# EXERCISE OBJECTIVE:
Look over the lines below. Report each one that includes the string "Rebuild".

# Entries with chart source code:
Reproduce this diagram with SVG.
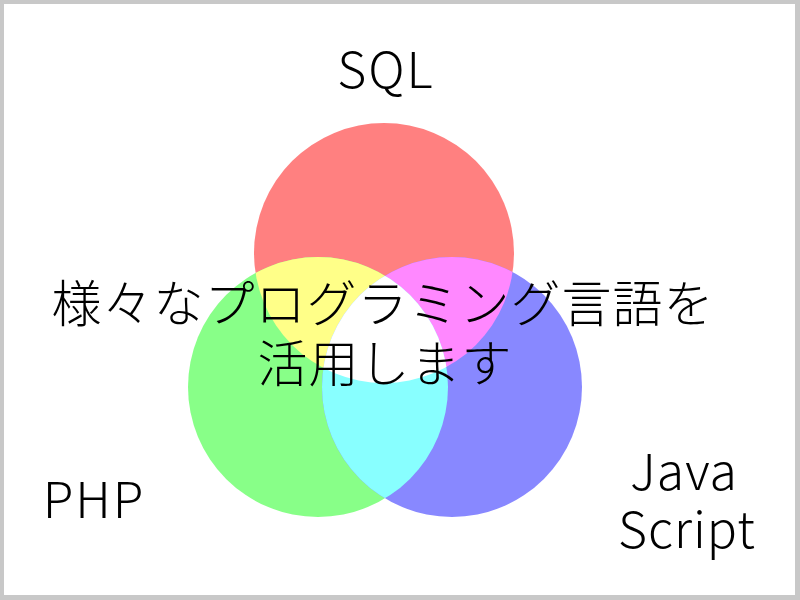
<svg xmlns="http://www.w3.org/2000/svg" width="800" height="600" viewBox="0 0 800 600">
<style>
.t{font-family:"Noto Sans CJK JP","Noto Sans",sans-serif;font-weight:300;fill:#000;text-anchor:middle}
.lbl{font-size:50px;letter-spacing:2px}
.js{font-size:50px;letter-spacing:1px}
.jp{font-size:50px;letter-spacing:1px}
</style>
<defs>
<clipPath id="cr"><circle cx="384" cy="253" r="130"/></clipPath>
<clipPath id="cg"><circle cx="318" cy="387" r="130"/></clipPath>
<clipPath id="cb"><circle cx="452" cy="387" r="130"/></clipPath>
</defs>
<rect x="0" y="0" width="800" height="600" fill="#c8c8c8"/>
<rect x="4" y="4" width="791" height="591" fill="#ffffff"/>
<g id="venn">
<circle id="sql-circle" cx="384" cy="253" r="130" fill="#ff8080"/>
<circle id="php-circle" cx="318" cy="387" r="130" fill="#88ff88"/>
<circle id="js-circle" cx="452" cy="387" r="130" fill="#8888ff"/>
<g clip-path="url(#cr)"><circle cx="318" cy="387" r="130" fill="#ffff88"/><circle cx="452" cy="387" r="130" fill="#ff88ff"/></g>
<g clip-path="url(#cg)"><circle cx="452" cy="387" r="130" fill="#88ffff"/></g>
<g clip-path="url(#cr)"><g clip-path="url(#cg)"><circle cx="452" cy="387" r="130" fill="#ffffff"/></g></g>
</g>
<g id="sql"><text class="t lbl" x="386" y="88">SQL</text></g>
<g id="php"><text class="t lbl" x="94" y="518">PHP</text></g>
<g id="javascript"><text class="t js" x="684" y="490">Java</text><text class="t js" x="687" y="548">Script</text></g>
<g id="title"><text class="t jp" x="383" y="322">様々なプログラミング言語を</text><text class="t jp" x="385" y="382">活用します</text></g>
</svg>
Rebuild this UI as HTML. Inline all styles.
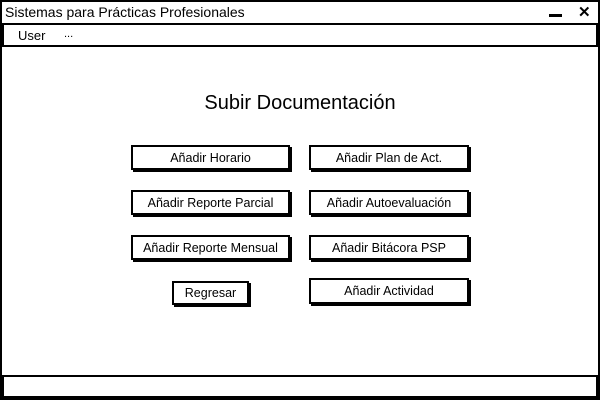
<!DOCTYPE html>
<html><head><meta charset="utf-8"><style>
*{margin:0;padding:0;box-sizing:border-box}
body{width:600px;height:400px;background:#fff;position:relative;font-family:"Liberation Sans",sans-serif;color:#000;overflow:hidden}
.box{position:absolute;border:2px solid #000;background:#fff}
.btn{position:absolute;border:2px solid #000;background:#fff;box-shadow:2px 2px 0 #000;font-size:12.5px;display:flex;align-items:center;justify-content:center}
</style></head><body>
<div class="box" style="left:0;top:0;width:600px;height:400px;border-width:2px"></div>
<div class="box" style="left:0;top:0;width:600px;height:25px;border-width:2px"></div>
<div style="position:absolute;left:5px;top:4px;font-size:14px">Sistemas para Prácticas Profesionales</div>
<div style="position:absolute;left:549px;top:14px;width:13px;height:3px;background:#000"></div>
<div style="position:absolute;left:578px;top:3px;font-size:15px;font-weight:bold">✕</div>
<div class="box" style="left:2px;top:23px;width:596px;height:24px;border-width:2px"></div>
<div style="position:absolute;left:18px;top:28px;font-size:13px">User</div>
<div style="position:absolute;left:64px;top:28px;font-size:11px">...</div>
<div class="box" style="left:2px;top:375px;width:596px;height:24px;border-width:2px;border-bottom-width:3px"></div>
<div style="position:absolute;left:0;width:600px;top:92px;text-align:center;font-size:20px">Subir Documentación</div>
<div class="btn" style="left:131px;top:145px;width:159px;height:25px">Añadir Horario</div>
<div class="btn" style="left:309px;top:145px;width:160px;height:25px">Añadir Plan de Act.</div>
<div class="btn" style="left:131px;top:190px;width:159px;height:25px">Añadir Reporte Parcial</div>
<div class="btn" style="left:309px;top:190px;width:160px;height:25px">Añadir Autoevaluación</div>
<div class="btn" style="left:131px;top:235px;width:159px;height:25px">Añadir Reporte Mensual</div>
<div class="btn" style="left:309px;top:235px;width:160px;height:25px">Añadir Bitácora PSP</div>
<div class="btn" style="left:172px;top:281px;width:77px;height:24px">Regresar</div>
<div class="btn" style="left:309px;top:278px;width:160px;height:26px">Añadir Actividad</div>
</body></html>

==

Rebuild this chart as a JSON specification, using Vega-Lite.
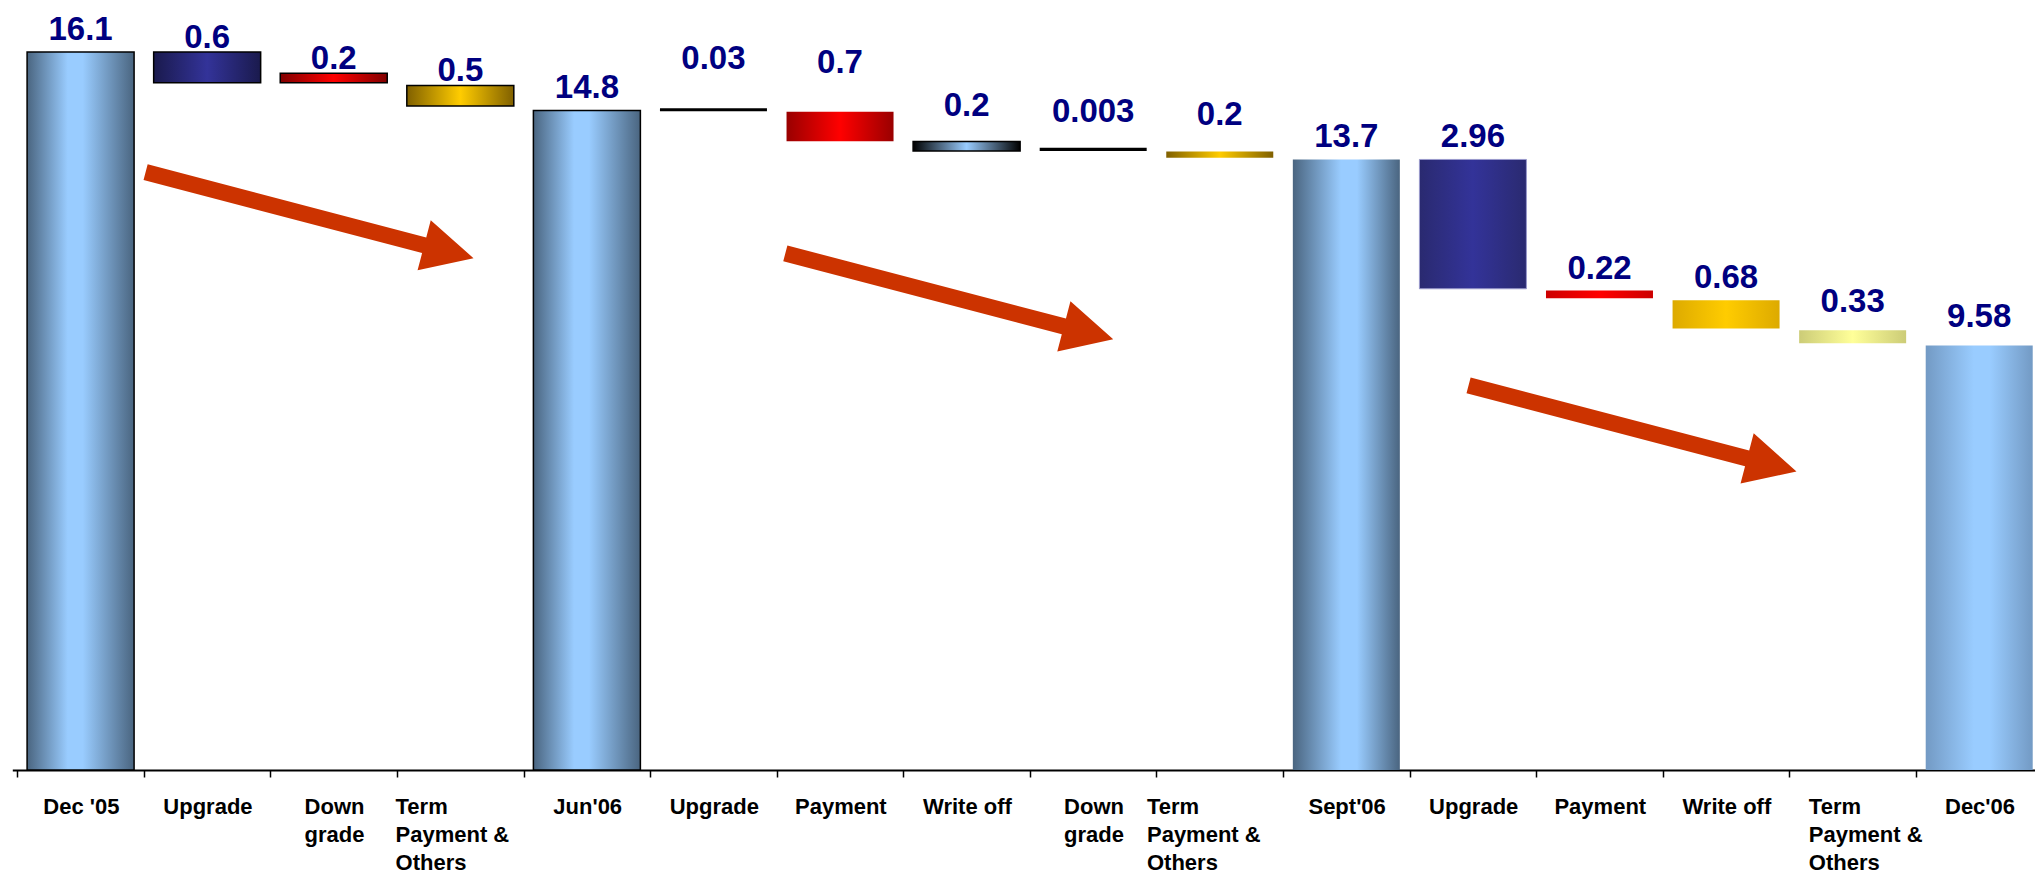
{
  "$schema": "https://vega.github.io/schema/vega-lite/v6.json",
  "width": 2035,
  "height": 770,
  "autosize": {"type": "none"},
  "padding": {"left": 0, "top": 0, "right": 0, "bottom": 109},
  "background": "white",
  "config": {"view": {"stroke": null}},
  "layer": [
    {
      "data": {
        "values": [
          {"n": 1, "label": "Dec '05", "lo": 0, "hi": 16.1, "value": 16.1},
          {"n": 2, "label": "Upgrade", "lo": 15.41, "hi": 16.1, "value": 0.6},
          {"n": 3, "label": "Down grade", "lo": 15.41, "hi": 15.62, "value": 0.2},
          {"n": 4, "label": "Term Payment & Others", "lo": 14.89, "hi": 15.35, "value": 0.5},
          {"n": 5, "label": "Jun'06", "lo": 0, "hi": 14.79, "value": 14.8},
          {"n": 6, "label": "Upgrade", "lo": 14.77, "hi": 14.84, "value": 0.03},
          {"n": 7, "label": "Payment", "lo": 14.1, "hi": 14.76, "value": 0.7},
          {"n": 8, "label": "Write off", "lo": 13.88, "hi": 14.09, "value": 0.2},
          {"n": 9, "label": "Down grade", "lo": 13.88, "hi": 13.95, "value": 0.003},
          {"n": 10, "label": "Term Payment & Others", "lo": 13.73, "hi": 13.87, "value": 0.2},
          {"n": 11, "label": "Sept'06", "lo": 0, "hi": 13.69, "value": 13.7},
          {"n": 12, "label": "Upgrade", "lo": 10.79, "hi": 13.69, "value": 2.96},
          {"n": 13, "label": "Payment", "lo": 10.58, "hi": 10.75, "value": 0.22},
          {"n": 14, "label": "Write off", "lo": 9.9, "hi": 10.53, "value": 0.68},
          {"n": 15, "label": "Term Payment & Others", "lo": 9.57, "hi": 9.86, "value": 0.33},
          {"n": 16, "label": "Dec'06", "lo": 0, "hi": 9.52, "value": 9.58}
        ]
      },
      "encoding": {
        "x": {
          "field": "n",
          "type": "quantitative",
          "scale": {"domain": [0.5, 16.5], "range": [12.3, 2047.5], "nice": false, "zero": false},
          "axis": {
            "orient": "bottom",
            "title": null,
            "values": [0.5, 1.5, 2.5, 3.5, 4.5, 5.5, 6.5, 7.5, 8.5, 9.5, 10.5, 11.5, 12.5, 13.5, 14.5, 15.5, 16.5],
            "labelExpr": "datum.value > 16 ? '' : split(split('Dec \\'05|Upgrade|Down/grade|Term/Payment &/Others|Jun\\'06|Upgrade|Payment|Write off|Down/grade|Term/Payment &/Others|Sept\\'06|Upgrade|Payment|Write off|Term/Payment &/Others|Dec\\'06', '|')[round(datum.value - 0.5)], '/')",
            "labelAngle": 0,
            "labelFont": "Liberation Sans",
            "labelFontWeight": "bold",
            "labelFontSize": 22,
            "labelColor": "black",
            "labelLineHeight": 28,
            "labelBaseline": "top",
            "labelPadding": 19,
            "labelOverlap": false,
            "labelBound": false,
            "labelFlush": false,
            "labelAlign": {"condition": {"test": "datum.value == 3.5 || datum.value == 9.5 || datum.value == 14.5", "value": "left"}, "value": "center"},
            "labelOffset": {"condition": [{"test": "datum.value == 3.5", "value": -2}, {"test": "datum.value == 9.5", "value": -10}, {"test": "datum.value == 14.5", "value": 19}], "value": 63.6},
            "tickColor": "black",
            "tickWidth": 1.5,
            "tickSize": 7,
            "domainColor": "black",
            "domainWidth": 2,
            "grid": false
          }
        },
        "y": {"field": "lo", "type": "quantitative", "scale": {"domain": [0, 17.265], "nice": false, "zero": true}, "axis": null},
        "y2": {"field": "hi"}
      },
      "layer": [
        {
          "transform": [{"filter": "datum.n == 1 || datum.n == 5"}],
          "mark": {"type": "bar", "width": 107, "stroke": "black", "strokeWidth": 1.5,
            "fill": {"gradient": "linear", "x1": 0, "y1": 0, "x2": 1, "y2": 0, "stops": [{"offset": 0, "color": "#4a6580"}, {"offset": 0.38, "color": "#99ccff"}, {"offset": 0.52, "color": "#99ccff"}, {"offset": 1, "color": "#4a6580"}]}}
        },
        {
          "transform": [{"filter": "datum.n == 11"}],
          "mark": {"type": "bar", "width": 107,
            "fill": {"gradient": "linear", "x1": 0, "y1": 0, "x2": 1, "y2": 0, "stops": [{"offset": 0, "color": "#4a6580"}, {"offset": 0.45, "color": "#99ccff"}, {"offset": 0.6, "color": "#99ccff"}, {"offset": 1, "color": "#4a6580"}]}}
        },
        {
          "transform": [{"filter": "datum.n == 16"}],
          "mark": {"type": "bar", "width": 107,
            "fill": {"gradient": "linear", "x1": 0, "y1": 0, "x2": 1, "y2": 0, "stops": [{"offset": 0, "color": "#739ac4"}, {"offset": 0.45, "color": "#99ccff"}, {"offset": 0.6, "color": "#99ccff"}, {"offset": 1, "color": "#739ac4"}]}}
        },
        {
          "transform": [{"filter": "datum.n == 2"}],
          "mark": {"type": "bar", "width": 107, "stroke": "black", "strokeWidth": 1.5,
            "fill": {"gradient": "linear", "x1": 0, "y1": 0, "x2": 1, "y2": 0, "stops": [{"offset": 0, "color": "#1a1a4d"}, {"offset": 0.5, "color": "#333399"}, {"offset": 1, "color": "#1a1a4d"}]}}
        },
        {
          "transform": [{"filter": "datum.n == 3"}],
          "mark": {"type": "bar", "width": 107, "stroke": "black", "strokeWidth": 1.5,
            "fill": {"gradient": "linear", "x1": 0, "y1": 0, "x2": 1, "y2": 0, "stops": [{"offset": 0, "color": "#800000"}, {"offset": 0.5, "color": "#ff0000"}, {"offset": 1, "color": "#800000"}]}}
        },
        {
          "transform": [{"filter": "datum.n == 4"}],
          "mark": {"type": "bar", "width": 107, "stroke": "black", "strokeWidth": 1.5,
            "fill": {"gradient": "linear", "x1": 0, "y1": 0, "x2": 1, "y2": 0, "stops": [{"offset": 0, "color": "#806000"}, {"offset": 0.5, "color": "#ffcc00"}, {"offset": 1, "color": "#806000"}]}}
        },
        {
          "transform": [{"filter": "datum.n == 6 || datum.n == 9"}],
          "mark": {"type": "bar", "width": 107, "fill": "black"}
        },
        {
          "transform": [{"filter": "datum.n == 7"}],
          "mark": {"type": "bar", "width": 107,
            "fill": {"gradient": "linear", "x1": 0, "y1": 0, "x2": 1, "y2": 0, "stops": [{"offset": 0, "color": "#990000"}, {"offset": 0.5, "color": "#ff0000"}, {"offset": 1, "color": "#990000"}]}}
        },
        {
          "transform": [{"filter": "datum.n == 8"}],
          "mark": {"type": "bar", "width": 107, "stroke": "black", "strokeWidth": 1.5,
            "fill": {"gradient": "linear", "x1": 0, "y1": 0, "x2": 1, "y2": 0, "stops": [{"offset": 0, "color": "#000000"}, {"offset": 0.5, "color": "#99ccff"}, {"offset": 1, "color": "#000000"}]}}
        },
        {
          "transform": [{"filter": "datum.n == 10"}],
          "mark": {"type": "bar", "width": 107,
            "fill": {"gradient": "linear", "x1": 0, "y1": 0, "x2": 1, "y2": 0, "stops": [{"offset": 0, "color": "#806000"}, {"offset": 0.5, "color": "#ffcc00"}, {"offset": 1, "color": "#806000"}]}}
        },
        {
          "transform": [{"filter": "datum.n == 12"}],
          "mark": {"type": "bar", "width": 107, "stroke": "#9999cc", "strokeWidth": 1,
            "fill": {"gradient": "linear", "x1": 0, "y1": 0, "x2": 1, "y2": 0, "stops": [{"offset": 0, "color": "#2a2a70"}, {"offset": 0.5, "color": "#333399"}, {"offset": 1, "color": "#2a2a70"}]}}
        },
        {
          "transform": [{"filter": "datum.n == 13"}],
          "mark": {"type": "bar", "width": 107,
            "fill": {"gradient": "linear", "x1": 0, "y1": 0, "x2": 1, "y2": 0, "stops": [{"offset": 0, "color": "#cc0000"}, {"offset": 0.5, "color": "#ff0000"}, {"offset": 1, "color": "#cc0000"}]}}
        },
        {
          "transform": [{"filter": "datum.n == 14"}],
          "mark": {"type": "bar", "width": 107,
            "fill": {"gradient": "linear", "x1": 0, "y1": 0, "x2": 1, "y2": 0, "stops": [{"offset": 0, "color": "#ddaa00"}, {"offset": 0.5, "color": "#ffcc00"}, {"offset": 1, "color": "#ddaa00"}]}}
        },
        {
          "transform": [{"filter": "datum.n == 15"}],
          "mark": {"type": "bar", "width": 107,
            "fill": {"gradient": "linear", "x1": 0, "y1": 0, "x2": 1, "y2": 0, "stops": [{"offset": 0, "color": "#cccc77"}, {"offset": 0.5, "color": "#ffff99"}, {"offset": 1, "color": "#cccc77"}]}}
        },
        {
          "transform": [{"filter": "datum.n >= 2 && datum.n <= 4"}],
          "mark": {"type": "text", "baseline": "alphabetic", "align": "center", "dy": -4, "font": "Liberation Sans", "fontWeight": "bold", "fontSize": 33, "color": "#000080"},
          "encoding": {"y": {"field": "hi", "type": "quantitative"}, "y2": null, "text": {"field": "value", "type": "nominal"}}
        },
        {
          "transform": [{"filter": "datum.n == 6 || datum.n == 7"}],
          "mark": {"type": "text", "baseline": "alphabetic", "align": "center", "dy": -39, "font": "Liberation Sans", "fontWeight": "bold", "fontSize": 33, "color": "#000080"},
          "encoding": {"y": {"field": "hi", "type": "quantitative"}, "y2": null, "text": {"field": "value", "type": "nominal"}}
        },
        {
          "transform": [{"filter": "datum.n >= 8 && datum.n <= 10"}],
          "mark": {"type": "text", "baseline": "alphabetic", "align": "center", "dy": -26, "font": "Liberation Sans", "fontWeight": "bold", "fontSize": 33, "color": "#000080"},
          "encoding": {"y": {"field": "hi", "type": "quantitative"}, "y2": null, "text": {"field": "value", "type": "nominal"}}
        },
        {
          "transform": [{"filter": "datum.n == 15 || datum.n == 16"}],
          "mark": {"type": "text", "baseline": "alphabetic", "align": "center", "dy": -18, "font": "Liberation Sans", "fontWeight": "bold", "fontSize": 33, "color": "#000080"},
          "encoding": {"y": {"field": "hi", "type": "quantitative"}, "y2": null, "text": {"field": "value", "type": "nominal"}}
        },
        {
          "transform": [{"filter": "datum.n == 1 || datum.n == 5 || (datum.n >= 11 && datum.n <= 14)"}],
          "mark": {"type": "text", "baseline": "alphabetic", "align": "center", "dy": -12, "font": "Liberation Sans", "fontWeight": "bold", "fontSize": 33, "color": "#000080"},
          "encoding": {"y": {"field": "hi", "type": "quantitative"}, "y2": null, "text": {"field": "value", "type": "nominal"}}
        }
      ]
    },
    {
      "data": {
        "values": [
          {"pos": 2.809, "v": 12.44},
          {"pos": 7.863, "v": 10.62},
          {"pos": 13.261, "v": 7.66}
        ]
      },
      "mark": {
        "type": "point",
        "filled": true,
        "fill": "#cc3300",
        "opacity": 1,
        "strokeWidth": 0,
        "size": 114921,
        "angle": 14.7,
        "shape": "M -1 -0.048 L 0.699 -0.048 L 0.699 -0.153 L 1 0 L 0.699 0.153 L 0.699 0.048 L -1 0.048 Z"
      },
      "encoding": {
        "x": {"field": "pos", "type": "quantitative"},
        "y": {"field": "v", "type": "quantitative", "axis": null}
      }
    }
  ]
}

# THE RESULT:
Rebuild this UI as HTML. Inline all styles.
Rebuild this chart as a JSON specification, using Vega-Lite.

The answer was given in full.